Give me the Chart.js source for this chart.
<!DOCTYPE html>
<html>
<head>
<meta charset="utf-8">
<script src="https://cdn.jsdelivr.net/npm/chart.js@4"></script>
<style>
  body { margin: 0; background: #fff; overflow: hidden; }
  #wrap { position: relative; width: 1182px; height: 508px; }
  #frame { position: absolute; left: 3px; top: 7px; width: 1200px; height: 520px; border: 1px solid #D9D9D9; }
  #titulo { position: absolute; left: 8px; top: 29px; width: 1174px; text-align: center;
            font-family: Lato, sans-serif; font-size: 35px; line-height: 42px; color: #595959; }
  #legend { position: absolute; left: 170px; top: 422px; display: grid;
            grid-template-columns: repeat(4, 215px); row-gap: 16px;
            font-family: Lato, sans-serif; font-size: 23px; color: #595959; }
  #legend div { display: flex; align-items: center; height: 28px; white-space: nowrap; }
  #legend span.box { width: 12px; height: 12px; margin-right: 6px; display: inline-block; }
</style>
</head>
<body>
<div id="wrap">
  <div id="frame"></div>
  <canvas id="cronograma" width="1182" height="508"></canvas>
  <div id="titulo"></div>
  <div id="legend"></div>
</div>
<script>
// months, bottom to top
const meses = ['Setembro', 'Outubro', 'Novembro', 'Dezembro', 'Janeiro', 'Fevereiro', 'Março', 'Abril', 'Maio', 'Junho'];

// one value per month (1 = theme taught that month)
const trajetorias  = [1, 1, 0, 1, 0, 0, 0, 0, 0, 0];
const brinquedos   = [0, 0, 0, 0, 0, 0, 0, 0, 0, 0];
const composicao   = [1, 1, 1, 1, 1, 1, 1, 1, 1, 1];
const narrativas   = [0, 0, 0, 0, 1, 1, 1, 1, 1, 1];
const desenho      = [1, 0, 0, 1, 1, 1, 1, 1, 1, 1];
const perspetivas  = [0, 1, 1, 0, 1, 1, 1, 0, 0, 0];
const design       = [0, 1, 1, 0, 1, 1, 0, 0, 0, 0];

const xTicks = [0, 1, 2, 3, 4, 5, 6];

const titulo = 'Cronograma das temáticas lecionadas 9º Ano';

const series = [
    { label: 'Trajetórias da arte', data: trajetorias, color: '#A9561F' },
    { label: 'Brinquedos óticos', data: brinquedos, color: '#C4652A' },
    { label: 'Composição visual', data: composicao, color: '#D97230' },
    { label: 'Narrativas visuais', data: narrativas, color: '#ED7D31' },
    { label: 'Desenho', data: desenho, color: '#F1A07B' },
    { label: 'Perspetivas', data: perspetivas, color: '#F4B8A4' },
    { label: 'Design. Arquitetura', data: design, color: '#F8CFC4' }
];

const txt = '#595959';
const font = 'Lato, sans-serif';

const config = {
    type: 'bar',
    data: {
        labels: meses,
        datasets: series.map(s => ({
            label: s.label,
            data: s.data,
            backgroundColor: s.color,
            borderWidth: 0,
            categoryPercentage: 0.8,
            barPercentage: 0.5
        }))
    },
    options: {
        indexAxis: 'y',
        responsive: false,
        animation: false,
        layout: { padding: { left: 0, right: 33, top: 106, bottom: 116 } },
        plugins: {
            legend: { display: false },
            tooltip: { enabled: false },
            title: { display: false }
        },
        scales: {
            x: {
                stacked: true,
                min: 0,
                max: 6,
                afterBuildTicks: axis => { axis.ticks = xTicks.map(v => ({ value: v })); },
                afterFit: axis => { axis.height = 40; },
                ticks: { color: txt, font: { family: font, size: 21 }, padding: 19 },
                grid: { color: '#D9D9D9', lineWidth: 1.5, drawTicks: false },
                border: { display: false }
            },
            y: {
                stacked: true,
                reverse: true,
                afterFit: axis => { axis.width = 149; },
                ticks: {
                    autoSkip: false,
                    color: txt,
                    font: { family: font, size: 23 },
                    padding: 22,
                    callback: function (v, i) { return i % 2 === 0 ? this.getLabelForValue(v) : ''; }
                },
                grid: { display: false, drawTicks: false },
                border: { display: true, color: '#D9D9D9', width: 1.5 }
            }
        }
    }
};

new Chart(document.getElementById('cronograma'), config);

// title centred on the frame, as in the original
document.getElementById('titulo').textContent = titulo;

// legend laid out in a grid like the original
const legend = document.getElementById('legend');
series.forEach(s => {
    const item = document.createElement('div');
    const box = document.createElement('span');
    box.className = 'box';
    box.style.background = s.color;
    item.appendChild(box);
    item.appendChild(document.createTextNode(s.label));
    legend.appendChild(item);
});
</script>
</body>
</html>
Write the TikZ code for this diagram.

• • •

Do this
Take the lines from the first line of the records through the line holding "const titulo = 'Cronograma", both included, and please reproduce them exactly with nothing added.

Response to the task
Give me the Chart.js source for this chart.
<!DOCTYPE html>
<html>
<head>
<meta charset="utf-8">
<script src="https://cdn.jsdelivr.net/npm/chart.js@4"></script>
<style>
  body { margin: 0; background: #fff; overflow: hidden; }
  #wrap { position: relative; width: 1182px; height: 508px; }
  #frame { position: absolute; left: 3px; top: 7px; width: 1200px; height: 520px; border: 1px solid #D9D9D9; }
  #titulo { position: absolute; left: 8px; top: 29px; width: 1174px; text-align: center;
            font-family: Lato, sans-serif; font-size: 35px; line-height: 42px; color: #595959; }
  #legend { position: absolute; left: 170px; top: 422px; display: grid;
            grid-template-columns: repeat(4, 215px); row-gap: 16px;
            font-family: Lato, sans-serif; font-size: 23px; color: #595959; }
  #legend div { display: flex; align-items: center; height: 28px; white-space: nowrap; }
  #legend span.box { width: 12px; height: 12px; margin-right: 6px; display: inline-block; }
</style>
</head>
<body>
<div id="wrap">
  <div id="frame"></div>
  <canvas id="cronograma" width="1182" height="508"></canvas>
  <div id="titulo"></div>
  <div id="legend"></div>
</div>
<script>
// months, bottom to top
const meses = ['Setembro', 'Outubro', 'Novembro', 'Dezembro', 'Janeiro', 'Fevereiro', 'Março', 'Abril', 'Maio', 'Junho'];

// one value per month (1 = theme taught that month)
const trajetorias  = [1, 1, 0, 1, 0, 0, 0, 0, 0, 0];
const brinquedos   = [0, 0, 0, 0, 0, 0, 0, 0, 0, 0];
const composicao   = [1, 1, 1, 1, 1, 1, 1, 1, 1, 1];
const narrativas   = [0, 0, 0, 0, 1, 1, 1, 1, 1, 1];
const desenho      = [1, 0, 0, 1, 1, 1, 1, 1, 1, 1];
const perspetivas  = [0, 1, 1, 0, 1, 1, 1, 0, 0, 0];
const design       = [0, 1, 1, 0, 1, 1, 0, 0, 0, 0];

const xTicks = [0, 1, 2, 3, 4, 5, 6];

const titulo = 'Cronograma das temáticas lecionadas 9º Ano';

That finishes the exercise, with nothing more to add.